わざわざロピオン師が香水の題材にする位ですから、さぞ壮大なスケールのお話なんだと思いますが、香水自体も情熱の花に続き、またもや「限界に挑戦」系、今回はターキッシュ・ローズとパチュリの「積載量世界最大(2010年現在)」が売りで、ローズとパチュリのベストバランスを決めるために行った試作が数百、と体育会系の熾烈な情熱が込められています。
香りとしては、①酸味のあるシャープなローズに②パチュリ、フランキンセンス、ベンゾイン等の樹脂系が相まってキリッキリに香り立つものの、③ローズアブソリュートのキリキリ感をせっかくの樹脂が誰も丸め込める事ができておらず、④結果として寛ぎを感じさせない仕上がりになっています。
トップからラストまであまりドラマティックな展開はなく、徐々にキリキリ感が小声になってフェイドアウトする感じです。ボトルに賦香率が記載されていないので、確かな濃度はわかりませんが、朝つけてキンキンに香っていたのが昼ごろ急に小声になり、夕方には殆ど香らないので、多分EDP程度だと思います。樹脂系モリモリの割にリフトが軽く、香り持ちが短いです。あと、マル品の商品解説にベストバランスという言葉が良く出て来ますが、黄金比率は人それぞれ、とこのブランドの香りを嗅ぐたび思います。
ちなみに日本未発売ですが、公式オンラインショップでは50mlで155ユーロとなっています。
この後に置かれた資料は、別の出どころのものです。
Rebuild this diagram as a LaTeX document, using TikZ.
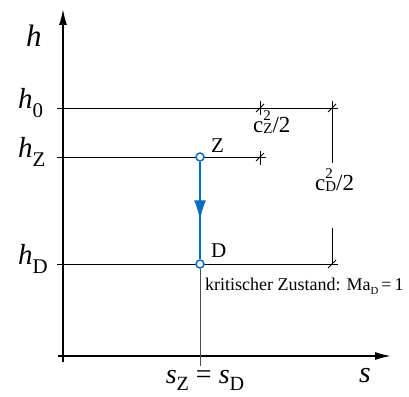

確かに美しく、神経が立ち上がる華やかな香りなので、ハレの香りとして良いと思いますが、体調のすぐれない時には無理しない方が良いでしょう。「ニコール・キッドマンは美人過ぎて苦手だ」という男性が多いのもわかる、そんな感覚に似ています。個人的には同じパチュリローズ系でメインの1本を選ぶなら、香りも価格も寛げるランスピラトゥリス(ディヴィーヌ、EDP50ml、直販価格72ユーロ)をお奨めします。